Monday, January 22, 2007

Talk of the Town


Field Music's second album Tones Of Town won't be coming out in the U.S. until February 20th13th, but is available for download from emusic on its U.K. release date of Jan 22nd. Which is today.
For those who don't know them, Field Music is/are a three-piece band from Sunderland (home of the Futureheads and Maximo Park) with two brothers, Peter and David Brewis, who sing and alternate between guitar and drums (depending on who sings lead) and keyboardist/bassist Andrew Moore, who also adds backing vocals. I saw them play an amazing show at SF's Bottom of the Hill last March, before their debut album was released in the US. It was a rainy Sunday night, and there couldn't have been more than 30 people in the audience, but they won over nearly everyone over the course of their set.

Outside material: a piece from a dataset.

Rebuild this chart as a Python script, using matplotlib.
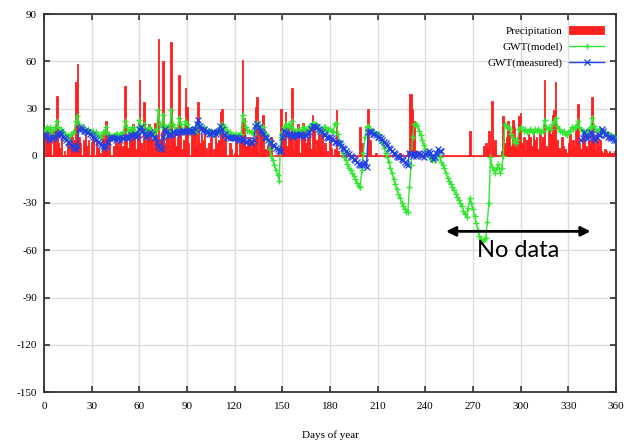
import numpy as np
import matplotlib
matplotlib.use("Agg")
import matplotlib.pyplot as plt

nan = np.nan

# daily precipitation, day 0..364
precipitation = [
    0, 16, 19, 12, 18, 0, 17, 19, 38, 8,
    5, 12, 0, 3, 0, 8, 0, 14, 12, 10,
    47, 58, 12, 8, 0, 10, 14, 6, 10, 0,
    9, 12, 0, 10, 5, 0, 2, 14, 10, 22,
    3, 10, 0, 0, 6, 12, 8, 3, 10, 6,
    6, 44, 12, 5, 15, 10, 20, 12, 4, 14,
    48, 8, 3, 34, 2, 12, 20, 18, 10, 5,
    21, 12, 74, 10, 15, 60, 8, 12, 18, 5,
    72, 10, 14, 6, 12, 51, 18, 4, 10, 43,
    31, 8, 0, 15, 12, 18, 6, 34, 8, 14,
    10, 16, 5, 0, 8, 12, 0, 4, 14, 8,
    10, 28, 30, 6, 12, 0, 0, 8, 4, 0,
    2, 14, 0, 8, 12, 61, 24, 6, 10, 12,
    4, 10, 8, 31, 37, 2, 16, 14, 26, 4,
    0, 6, 0, 12, 0, 0, 0, 0, 2, 30,
    10, 14, 28, 6, 18, 12, 43, 4, 15, 10,
    20, 2, 14, 21, 16, 8, 12, 18, 4, 26,
    20, 4, 10, 14, 6, 16, 2, 8, 3, 0,
    10, 5, 0, 4, 29, 3, 0, 0, 0, 0,
    0, 0, 0, 0, 0, 0, 0, 0, 0, 18,
    8, 0, 0, 0, 30, 10, 0, 0, 0, 2,
    0, 0, 0, 0, 0, 0, 0, 0, 0, 0,
    0, 0, 0, 0, 2, 0, 0, 0, 0, 3,
    39, 39, 30, 22, 3, 0, 0, 0, 0, 0,
    0, 0, 0, 0, 0, 0, 0, 0, 0, 0,
    0, 0, 0, 0, 0, 0, 0, 0, 0, 0,
    0, 0, 0, 0, 0, 0, 0, 0, 16, 0,
    0, 0, 0, 0, 0, 0, 0, 6, 8, 5,
    16, 0, 35, 4, 10, 0, 0, 0, 3, 25,
    8, 12, 22, 14, 6, 23, 18, 10, 4, 25,
    27, 8, 12, 4, 10, 14, 12, 6, 15, 10,
    12, 4, 16, 8, 12, 48, 6, 4, 18, 14,
    26, 29, 47, 10, 5, 3, 12, 6, 4, 2,
    8, 14, 4, 10, 6, 18, 33, 8, 4, 12,
    15, 6, 3, 10, 8, 37, 12, 4, 14, 6,
    10, 3, 2, 4, 3, 2, 3, 2, 2, 3,
    2, 3, 2, 2, 3,
]

# modelled groundwater table
gwt_model = [
    15, 17, 18, 16, 18, 14, 17, 18, 22, 18,
    16, 17, 15, 14, 12, 13, 10, 14, 15, 15,
    22, 25, 20, 18, 17, 16, 17, 16, 17, 15,
    15, 16, 14, 15, 14, 12, 12, 15, 15, 18,
    14, 14, 12, 12, 13, 14, 14, 13, 14, 14,
    15, 22, 18, 16, 16, 17, 18, 16, 14, 15,
    23, 18, 16, 20, 16, 16, 18, 17, 16, 14,
    16, 17, 29, 20, 18, 26, 18, 18, 19, 16,
    29, 20, 18, 16, 17, 24, 20, 17, 16, 22,
    20, 17, 15, 17, 16, 18, 16, 20, 18, 18,
    17, 18, 16, 15, 16, 16, 14, 14, 16, 15,
    15, 18, 20, 18, 18, 16, 15, 15, 14, 13,
    13, 14, 13, 13, 14, 26, 22, 18, 16, 16,
    15, 15, 14, 18, 21, 18, 18, 17, 18, 14,
    14, 10, 4, 0, -3, -6, -9, -12, -16, 12,
    15, 18, 20, 17, 20, 18, 22, 17, 16, 15,
    17, 15, 16, 18, 17, 16, 17, 19, 19, 21,
    20, 20, 18, 16, 17, 16, 18, 18, 16, 17,
    17, 16, 15, 20, 21, 14, 9, 6, 2, -1,
    -3, -5, -8, -9, -11, -13, -15, -17, -19, -20,
    -9, 2, 12, 18, 19, 17, 16, 15, 15, 14,
    14, 13, 10, 8, 5, 2, -1, -4, -8, -11,
    -15, -18, -21, -24, -27, -30, -32, -34, -36, -36,
    -20, -6, 12, 20, 20, 19, 16, 13, 10, 7,
    4, 2, 0, -1, -3, -2, -3, 0, 2, -1,
    -4, -6, -8, -11, -14, -16, -18, -20, -22, -24,
    -26, -28, -30, -32, -35, -37, -39, -33, -27, -30,
    -34, -38, -43, -47, -51, -53, -54, -53, -52, -42,
    -30, -1, -7, -9, -11, -8, -5, -11, -8, 0,
    20, 19, 18, 17, 14, 11, 9, 8, 10, 17,
    18, 17, 16, 17, 15, 16, 17, 16, 15, 17,
    16, 17, 16, 15, 16, 23, 18, 17, 18, 17,
    20, 22, 24, 19, 17, 16, 15, 16, 14, 13,
    15, 16, 18, 17, 18, 19, 22, 18, 17, 16,
    15, 14, 16, 17, 18, 24, 19, 17, 16, 17,
    16, 15, 16, 15, 14, 14, 13, 13, 12, 12,
    11, 11, 10, 10, 10,
]

# measured groundwater table (no data from day 251 to 337)
gwt_measured = [
    14, 13, 12, 11, 10, 11, 12, 12, 13, 14,
    15, 14, 12, 11, 10, 9, 8, 7, 6, 5,
    4, 6, 17, 18, 17, 16, 16, 15, 15, 14,
    13, 12, 11, 10, 9, 8, 7, 6, 5, 6,
    9, 11, 12, 11, 11, 10, 11, 11, 10, 11,
    11, 12, 12, 11, 12, 13, 13, 14, 12, 13,
    17, 18, 16, 14, 12, 13, 14, 15, 14, 12,
    11, 9, 6, 5, 4, 12, 17, 15, 13, 13,
    14, 15, 15, 14, 15, 16, 15, 16, 16, 15,
    16, 17, 16, 15, 16, 17, 20, 23, 19, 17,
    16, 17, 16, 15, 14, 14, 15, 15, 14, 15,
    16, 19, 17, 14, 13, 12, 12, 11, 12, 11,
    11, 12, 11, 10, 10, 11, 10, 9, 9, 10,
    9, 8, 10, 19, 20, 18, 16, 15, 14, 12,
    11, 10, 9, 8, 7, 6, 5, 4, 3, 3,
    12, 16, 15, 14, 14, 13, 13, 12, 13, 14,
    13, 14, 13, 12, 13, 13, 14, 15, 17, 19,
    19, 18, 18, 17, 16, 15, 14, 13, 12, 11,
    12, 11, 10, 9, 9, 8, 8, 6, 5, 4,
    3, 2, 1, 0, -1, -2, -3, -4, -5, -6,
    -6, -5, -4, -7, 15, 16, 15, 14, 14, 13,
    12, 12, 11, 10, 9, 8, 7, 5, 4, 3,
    2, 1, 0, -1, -1, -2, -3, -4, -5, -6,
    2, 1, 0, 1, 0, 1, 2, 1, 0, -1,
    1, 2, 3, 2, 0, -2, -1, 2, 4, 3,
    3] + [nan] * 87 + [
    10, 11, 15, 13, 11, 12, 15, 14, 11, 10, 12, 13,
    13, 17, 16, 14, 13, 12, 12, 11, 11, 10,
    10, 9, 9, 9, 8,
]

x_ticks = list(range(0, 361, 30))
y_ticks = list(range(-150, 91, 30))

RED = "#ff2020"
GREEN = "#33e633"
BLUE = "#2040e6"


def main():
    plt.rcParams["font.family"] = ["Liberation Serif", "DejaVu Serif"]
    plt.rcParams["axes.unicode_minus"] = False
    days = np.arange(len(precipitation))

    fig = plt.figure(figsize=(6.24, 4.41), dpi=100)
    ax = fig.add_axes([44 / 624, 1 - 392 / 441, 572 / 624, 378 / 441])

    ax.grid(True, color="#dcdcdc", lw=1.0, zorder=0)
    ax.set_axisbelow(True)

    bars = ax.bar(days, precipitation, width=1.0, color=RED, edgecolor=RED,
                  lw=0.6, zorder=2, label="Precipitation")
    ax.axhline(0, color=RED, lw=1.2, zorder=2)
    model_line, = ax.plot(days, gwt_model, color=GREEN, lw=1.0, marker="+",
                          ms=5, mew=1.0, zorder=3, label="GWT(model)")
    meas_line, = ax.plot(days, gwt_measured, color=BLUE, lw=1.0, marker="x",
                         ms=4.2, mew=0.9, zorder=4, label="GWT(measured)")

    ax.set_xlim(0, 360)
    ax.set_ylim(-150, 90)
    ax.set_xticks(x_ticks)
    ax.set_yticks(y_ticks)
    ax.tick_params(direction="in", length=4, width=1.2, labelsize=8,
                   top=True, right=True, color="#333333")
    ax.tick_params(axis="x", pad=7)
    ax.tick_params(axis="y", pad=5)
    for s in ax.spines.values():
        s.set_color("#333333")
        s.set_linewidth(1.3)

    ax.set_xlabel("Days of year", fontsize=8, labelpad=14)

    ax.legend([bars, model_line, meas_line],
              ["Precipitation", "GWT(model)", "GWT(measured)"],
              loc="upper right", frameon=False, markerfirst=False,
              fontsize=8, handlelength=3.1, handletextpad=0.6,
              labelspacing=0.55, borderaxespad=0.7)

    # no measured data annotation
    ax.annotate("", xy=(344, -48), xytext=(253, -48),
                arrowprops=dict(arrowstyle="<|-|>", lw=2, color="black",
                                mutation_scale=14, shrinkA=0, shrinkB=0),
                zorder=6)
    ax.text(298.5, -64.5, "No data", fontsize=17, family="Lato",
            ha="center", va="baseline", zorder=6)

    fig.savefig("out.png", dpi=100)


if __name__ == "__main__":
    main()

That self-titled debut album was one of the best things I heard in 2006. It was billed by their label as "Wire covering the Beach Boys", which gives a pretty good description of their sound, if not an ideal one. Peter and David are brothers, with the same knack for vocal harmonies that the Wilson brothers had, but they sound more English, closer to Ray and Dave than Brian, Carl, and Dennis. The addition of Andrew's keyboard and strings evoke XTC covering the Kinks or the Zombies. There's also a northern soul feel to the vocals and a 70s prog-rock quality that sounds like Peter Gabriel-era Genesis without all the soloing.
Those influences from their first record have are all extended further on Tones Of Town. Nearly half the songs have been available online for awhile. The first two tracks ("Give It Lose It Take It" and "Sit Tight") are available on the Memphis Industries label site, a few more songs are streamable on their myspace site, the initial single "A House is Not A Home" (not the Bacharach song) was posted on fluxblog a couple of weeks ago, and "In Context" was released as a single late last year. These tracks are all great individually, but hearing them in the context of the album shows how they all fit together into a whole 30 minutes of brilliance.